On 11 May 2022, the North Gauteng High Court declared Section 7(3)(a) of the Divorce Act inconsistent with the Constitution, with the ruling set to have major implications for marriages and divorces in South Africa.
Section 7(3) of the Divorce Act deals with the division of assets for couples married out of community of property. However, Section 7(3)(a) lays out different rules for marriages that took place after the Matrimonial Property Act came into effect on 1 November 1984.
This difference, the court said, amounts to unfair discrimination – particularly for economically disadvantaged people – and limits the operation of Section 7(3).
Section 7(3)(a) of the Divorce Act reads:
(3) A court granting a decree of divorce in respect of a marriage out of community of property—
(a) entered into before the commencement of the Matrimonial Property Act, 1984, in terms of an antenuptial contract by which community of property, community of profit and loss and accrual sharing in any form are excluded
may… on application by one of the parties to that marriage, in the absence of any agreement between them regarding the division of their assets, order that such assets, or such part of the assets, of the other party as the court may deem just be transferred to the first-mentioned party.
Why it’s important
Notably, individuals who are married out of community of property without accrual, regardless of the content of a signed antenuptial contract, will now be able to ask the court for a redistribution of assets, said Kavita Kooverjee, attorney at Schoeman Law.
However, such an application is not an outright right, she said. “The onus will be on the individual spouse to prove that they directly or indirectly contributed to the other spouse’s estate when instituting Section 7(3). For example, they looked after the kids and the home while the other spouse’s estate grew, being the only breadwinner.”
And when a court hears such an application, a court will need to consider whether the spouse is entitled to a claim and, secondly, to what extent the claim may be held, Kooverjee said.
“Those who previously divorced with a similar contract entered into when they got married will now also be allowed to approach the court for relief. Still, again this will be dependent on many other factors.
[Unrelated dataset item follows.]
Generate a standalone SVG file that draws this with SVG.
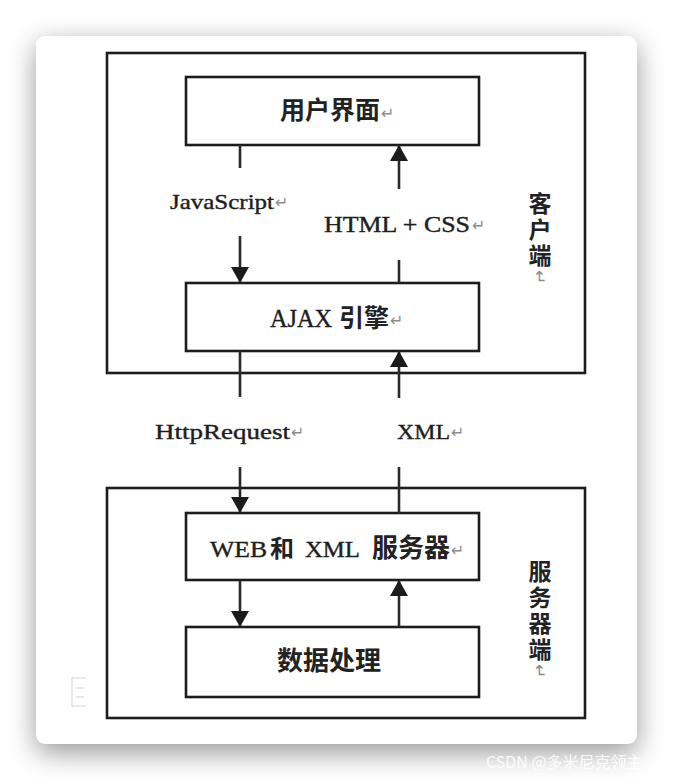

“Nevertheless, this will be a massive relief for those who “walked away” from their marriages with nothing. This judgement also creates a balance for unfair marriage contracts, where people enter into marriages not knowing the unfair discrimination presented to them. The judgment also focused on the discrimination towards those coming from an economic disadvantage, especially women.”
Kooverjee added that this judgement will not affect any marriages entered into community of property.
“This will significantly impact marriages entered into with the accrual system, especially once the Constitutional Court confirms this judgment.”